- _Your objective_:
Skip every picture and transcribe the remaining material exactly.
>> START Information shown
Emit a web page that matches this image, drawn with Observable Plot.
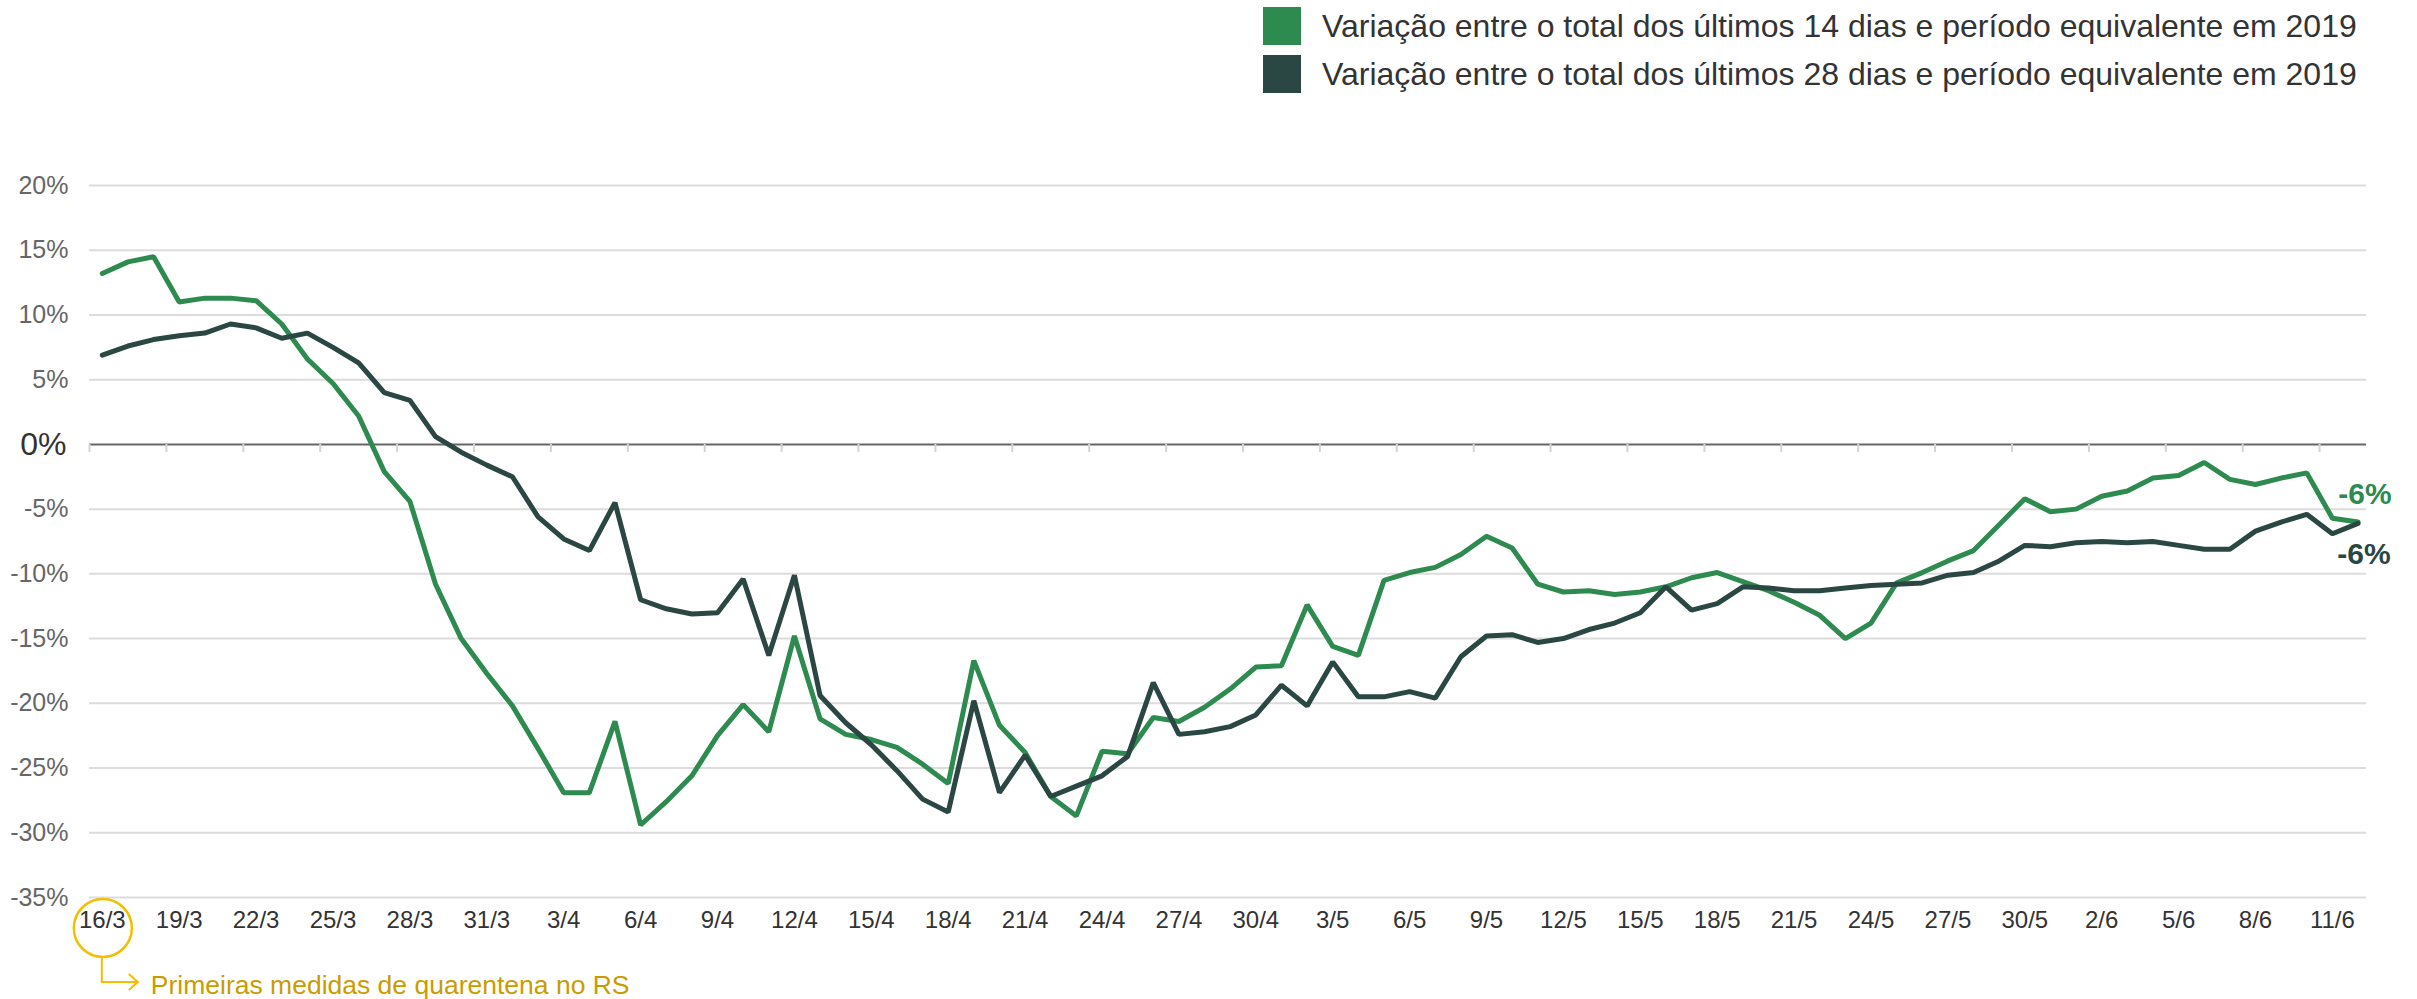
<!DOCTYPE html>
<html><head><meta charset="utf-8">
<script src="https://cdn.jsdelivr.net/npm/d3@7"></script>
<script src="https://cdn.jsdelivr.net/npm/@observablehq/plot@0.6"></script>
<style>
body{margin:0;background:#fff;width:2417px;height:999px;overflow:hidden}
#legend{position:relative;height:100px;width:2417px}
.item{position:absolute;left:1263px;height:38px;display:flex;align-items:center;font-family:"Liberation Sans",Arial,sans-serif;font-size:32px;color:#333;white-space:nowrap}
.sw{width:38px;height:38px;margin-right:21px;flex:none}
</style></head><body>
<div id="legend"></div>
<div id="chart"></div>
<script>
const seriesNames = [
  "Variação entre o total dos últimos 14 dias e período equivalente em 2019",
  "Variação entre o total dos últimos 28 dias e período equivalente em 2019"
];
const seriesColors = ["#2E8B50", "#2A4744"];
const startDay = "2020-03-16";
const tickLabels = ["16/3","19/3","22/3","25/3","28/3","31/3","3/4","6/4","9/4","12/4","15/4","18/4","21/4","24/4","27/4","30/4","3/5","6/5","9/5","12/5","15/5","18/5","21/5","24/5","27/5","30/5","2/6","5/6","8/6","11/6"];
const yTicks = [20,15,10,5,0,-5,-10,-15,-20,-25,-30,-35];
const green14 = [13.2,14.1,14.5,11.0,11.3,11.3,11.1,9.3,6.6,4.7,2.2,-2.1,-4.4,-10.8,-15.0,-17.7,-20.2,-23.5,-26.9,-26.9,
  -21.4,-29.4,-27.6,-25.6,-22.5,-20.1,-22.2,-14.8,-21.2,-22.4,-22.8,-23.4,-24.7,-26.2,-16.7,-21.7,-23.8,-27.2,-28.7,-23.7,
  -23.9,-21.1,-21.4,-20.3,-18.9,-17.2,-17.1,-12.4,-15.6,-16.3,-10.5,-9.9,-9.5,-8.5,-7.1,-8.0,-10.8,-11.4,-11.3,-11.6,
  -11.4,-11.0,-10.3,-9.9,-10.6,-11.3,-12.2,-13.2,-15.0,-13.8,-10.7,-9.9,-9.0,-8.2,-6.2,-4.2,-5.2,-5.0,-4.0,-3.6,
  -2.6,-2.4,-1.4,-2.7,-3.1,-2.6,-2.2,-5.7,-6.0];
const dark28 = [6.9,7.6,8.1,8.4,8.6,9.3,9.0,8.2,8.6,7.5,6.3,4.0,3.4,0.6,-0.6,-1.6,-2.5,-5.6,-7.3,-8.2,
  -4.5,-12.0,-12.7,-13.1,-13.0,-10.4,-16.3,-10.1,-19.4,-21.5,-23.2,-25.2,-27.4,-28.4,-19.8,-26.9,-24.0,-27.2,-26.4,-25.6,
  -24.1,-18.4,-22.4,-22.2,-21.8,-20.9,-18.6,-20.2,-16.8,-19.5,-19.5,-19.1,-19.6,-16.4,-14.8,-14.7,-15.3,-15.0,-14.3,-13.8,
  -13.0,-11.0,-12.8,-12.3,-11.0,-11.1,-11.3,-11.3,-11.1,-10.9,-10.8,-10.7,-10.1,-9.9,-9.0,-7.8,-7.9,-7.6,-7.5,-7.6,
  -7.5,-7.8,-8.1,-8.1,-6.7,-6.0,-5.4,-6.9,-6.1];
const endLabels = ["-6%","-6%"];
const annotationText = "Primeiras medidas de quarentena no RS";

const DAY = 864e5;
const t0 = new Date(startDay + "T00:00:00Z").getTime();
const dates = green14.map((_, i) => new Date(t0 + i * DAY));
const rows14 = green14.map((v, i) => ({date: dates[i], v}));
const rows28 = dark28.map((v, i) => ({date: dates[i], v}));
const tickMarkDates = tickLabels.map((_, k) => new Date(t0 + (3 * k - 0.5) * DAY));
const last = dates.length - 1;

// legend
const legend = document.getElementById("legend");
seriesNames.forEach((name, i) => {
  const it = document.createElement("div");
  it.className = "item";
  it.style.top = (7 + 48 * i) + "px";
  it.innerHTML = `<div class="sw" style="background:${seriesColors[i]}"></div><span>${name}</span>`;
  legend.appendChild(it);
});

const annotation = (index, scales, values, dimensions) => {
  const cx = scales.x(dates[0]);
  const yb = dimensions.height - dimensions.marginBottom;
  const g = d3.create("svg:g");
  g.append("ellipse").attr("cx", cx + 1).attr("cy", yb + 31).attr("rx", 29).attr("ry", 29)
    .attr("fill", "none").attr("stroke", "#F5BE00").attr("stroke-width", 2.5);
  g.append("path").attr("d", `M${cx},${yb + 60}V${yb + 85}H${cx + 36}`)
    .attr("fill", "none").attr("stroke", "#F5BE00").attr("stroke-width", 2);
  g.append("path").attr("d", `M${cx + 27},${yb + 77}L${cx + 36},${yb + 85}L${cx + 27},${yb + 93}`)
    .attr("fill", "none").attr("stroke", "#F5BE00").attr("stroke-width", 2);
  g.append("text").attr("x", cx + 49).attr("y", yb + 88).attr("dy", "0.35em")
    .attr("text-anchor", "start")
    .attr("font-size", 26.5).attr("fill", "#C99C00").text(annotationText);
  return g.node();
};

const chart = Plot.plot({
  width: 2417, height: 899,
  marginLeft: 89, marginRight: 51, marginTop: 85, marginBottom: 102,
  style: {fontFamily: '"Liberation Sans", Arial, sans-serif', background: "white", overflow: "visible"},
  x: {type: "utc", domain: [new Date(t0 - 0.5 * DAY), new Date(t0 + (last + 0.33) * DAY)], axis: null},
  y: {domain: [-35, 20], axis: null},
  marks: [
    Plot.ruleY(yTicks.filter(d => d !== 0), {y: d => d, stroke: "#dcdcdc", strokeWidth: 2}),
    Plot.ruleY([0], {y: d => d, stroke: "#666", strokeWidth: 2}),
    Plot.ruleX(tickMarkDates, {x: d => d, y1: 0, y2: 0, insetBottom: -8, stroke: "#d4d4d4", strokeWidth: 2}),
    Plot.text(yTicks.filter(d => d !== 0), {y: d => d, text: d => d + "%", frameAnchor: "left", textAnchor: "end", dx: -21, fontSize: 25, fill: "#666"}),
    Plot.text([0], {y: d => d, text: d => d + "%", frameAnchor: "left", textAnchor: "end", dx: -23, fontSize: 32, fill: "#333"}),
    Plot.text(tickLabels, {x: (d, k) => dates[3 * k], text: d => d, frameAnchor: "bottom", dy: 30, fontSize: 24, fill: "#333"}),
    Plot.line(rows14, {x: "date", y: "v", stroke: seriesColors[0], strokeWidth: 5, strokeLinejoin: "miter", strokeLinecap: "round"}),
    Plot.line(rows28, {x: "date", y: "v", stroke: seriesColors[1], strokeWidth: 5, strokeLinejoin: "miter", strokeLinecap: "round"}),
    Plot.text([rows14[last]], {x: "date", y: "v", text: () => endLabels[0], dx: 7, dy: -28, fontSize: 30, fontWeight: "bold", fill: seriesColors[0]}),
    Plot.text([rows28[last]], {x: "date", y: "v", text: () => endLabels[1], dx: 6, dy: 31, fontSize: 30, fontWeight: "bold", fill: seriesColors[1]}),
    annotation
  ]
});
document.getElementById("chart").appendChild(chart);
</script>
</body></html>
>> END Information shown
- _Task response_:
Emit a web page that matches this image, drawn with Observable Plot.
<!DOCTYPE html>
<html><head><meta charset="utf-8">
<script src="https://cdn.jsdelivr.net/npm/d3@7"></script>
<script src="https://cdn.jsdelivr.net/npm/@observablehq/plot@0.6"></script>
<style>
body{margin:0;background:#fff;width:2417px;height:999px;overflow:hidden}
#legend{position:relative;height:100px;width:2417px}
.item{position:absolute;left:1263px;height:38px;display:flex;align-items:center;font-family:"Liberation Sans",Arial,sans-serif;font-size:32px;color:#333;white-space:nowrap}
.sw{width:38px;height:38px;margin-right:21px;flex:none}
</style></head><body>
<div id="legend"></div>
<div id="chart"></div>
<script>
const seriesNames = [
  "Variação entre o total dos últimos 14 dias e período equivalente em 2019",
  "Variação entre o total dos últimos 28 dias e período equivalente em 2019"
];
const seriesColors = ["#2E8B50", "#2A4744"];
const startDay = "2020-03-16";
const tickLabels = ["16/3","19/3","22/3","25/3","28/3","31/3","3/4","6/4","9/4","12/4","15/4","18/4","21/4","24/4","27/4","30/4","3/5","6/5","9/5","12/5","15/5","18/5","21/5","24/5","27/5","30/5","2/6","5/6","8/6","11/6"];
const yTicks = [20,15,10,5,0,-5,-10,-15,-20,-25,-30,-35];
const green14 = [13.2,14.1,14.5,11.0,11.3,11.3,11.1,9.3,6.6,4.7,2.2,-2.1,-4.4,-10.8,-15.0,-17.7,-20.2,-23.5,-26.9,-26.9,
  -21.4,-29.4,-27.6,-25.6,-22.5,-20.1,-22.2,-14.8,-21.2,-22.4,-22.8,-23.4,-24.7,-26.2,-16.7,-21.7,-23.8,-27.2,-28.7,-23.7,
  -23.9,-21.1,-21.4,-20.3,-18.9,-17.2,-17.1,-12.4,-15.6,-16.3,-10.5,-9.9,-9.5,-8.5,-7.1,-8.0,-10.8,-11.4,-11.3,-11.6,
  -11.4,-11.0,-10.3,-9.9,-10.6,-11.3,-12.2,-13.2,-15.0,-13.8,-10.7,-9.9,-9.0,-8.2,-6.2,-4.2,-5.2,-5.0,-4.0,-3.6,
  -2.6,-2.4,-1.4,-2.7,-3.1,-2.6,-2.2,-5.7,-6.0];
const dark28 = [6.9,7.6,8.1,8.4,8.6,9.3,9.0,8.2,8.6,7.5,6.3,4.0,3.4,0.6,-0.6,-1.6,-2.5,-5.6,-7.3,-8.2,
  -4.5,-12.0,-12.7,-13.1,-13.0,-10.4,-16.3,-10.1,-19.4,-21.5,-23.2,-25.2,-27.4,-28.4,-19.8,-26.9,-24.0,-27.2,-26.4,-25.6,
  -24.1,-18.4,-22.4,-22.2,-21.8,-20.9,-18.6,-20.2,-16.8,-19.5,-19.5,-19.1,-19.6,-16.4,-14.8,-14.7,-15.3,-15.0,-14.3,-13.8,
  -13.0,-11.0,-12.8,-12.3,-11.0,-11.1,-11.3,-11.3,-11.1,-10.9,-10.8,-10.7,-10.1,-9.9,-9.0,-7.8,-7.9,-7.6,-7.5,-7.6,
  -7.5,-7.8,-8.1,-8.1,-6.7,-6.0,-5.4,-6.9,-6.1];
const endLabels = ["-6%","-6%"];
const annotationText = "Primeiras medidas de quarentena no RS";

const DAY = 864e5;
const t0 = new Date(startDay + "T00:00:00Z").getTime();
const dates = green14.map((_, i) => new Date(t0 + i * DAY));
const rows14 = green14.map((v, i) => ({date: dates[i], v}));
const rows28 = dark28.map((v, i) => ({date: dates[i], v}));
const tickMarkDates = tickLabels.map((_, k) => new Date(t0 + (3 * k - 0.5) * DAY));
const last = dates.length - 1;

// legend
const legend = document.getElementById("legend");
seriesNames.forEach((name, i) => {
  const it = document.createElement("div");
  it.className = "item";
  it.style.top = (7 + 48 * i) + "px";
  it.innerHTML = `<div class="sw" style="background:${seriesColors[i]}"></div><span>${name}</span>`;
  legend.appendChild(it);
});

const annotation = (index, scales, values, dimensions) => {
  const cx = scales.x(dates[0]);
  const yb = dimensions.height - dimensions.marginBottom;
  const g = d3.create("svg:g");
  g.append("ellipse").attr("cx", cx + 1).attr("cy", yb + 31).attr("rx", 29).attr("ry", 29)
    .attr("fill", "none").attr("stroke", "#F5BE00").attr("stroke-width", 2.5);
  g.append("path").attr("d", `M${cx},${yb + 60}V${yb + 85}H${cx + 36}`)
    .attr("fill", "none").attr("stroke", "#F5BE00").attr("stroke-width", 2);
  g.append("path").attr("d", `M${cx + 27},${yb + 77}L${cx + 36},${yb + 85}L${cx + 27},${yb + 93}`)
    .attr("fill", "none").attr("stroke", "#F5BE00").attr("stroke-width", 2);
  g.append("text").attr("x", cx + 49).attr("y", yb + 88).attr("dy", "0.35em")
    .attr("text-anchor", "start")
    .attr("font-size", 26.5).attr("fill", "#C99C00").text(annotationText);
  return g.node();
};

const chart = Plot.plot({
  width: 2417, height: 899,
  marginLeft: 89, marginRight: 51, marginTop: 85, marginBottom: 102,
  style: {fontFamily: '"Liberation Sans", Arial, sans-serif', background: "white", overflow: "visible"},
  x: {type: "utc", domain: [new Date(t0 - 0.5 * DAY), new Date(t0 + (last + 0.33) * DAY)], axis: null},
  y: {domain: [-35, 20], axis: null},
  marks: [
    Plot.ruleY(yTicks.filter(d => d !== 0), {y: d => d, stroke: "#dcdcdc", strokeWidth: 2}),
    Plot.ruleY([0], {y: d => d, stroke: "#666", strokeWidth: 2}),
    Plot.ruleX(tickMarkDates, {x: d => d, y1: 0, y2: 0, insetBottom: -8, stroke: "#d4d4d4", strokeWidth: 2}),
    Plot.text(yTicks.filter(d => d !== 0), {y: d => d, text: d => d + "%", frameAnchor: "left", textAnchor: "end", dx: -21, fontSize: 25, fill: "#666"}),
    Plot.text([0], {y: d => d, text: d => d + "%", frameAnchor: "left", textAnchor: "end", dx: -23, fontSize: 32, fill: "#333"}),
    Plot.text(tickLabels, {x: (d, k) => dates[3 * k], text: d => d, frameAnchor: "bottom", dy: 30, fontSize: 24, fill: "#333"}),
    Plot.line(rows14, {x: "date", y: "v", stroke: seriesColors[0], strokeWidth: 5, strokeLinejoin: "miter", strokeLinecap: "round"}),
    Plot.line(rows28, {x: "date", y: "v", stroke: seriesColors[1], strokeWidth: 5, strokeLinejoin: "miter", strokeLinecap: "round"}),
    Plot.text([rows14[last]], {x: "date", y: "v", text: () => endLabels[0], dx: 7, dy: -28, fontSize: 30, fontWeight: "bold", fill: seriesColors[0]}),
    Plot.text([rows28[last]], {x: "date", y: "v", text: () => endLabels[1], dx: 6, dy: 31, fontSize: 30, fontWeight: "bold", fill: seriesColors[1]}),
    annotation
  ]
});
document.getElementById("chart").appendChild(chart);
</script>
</body></html>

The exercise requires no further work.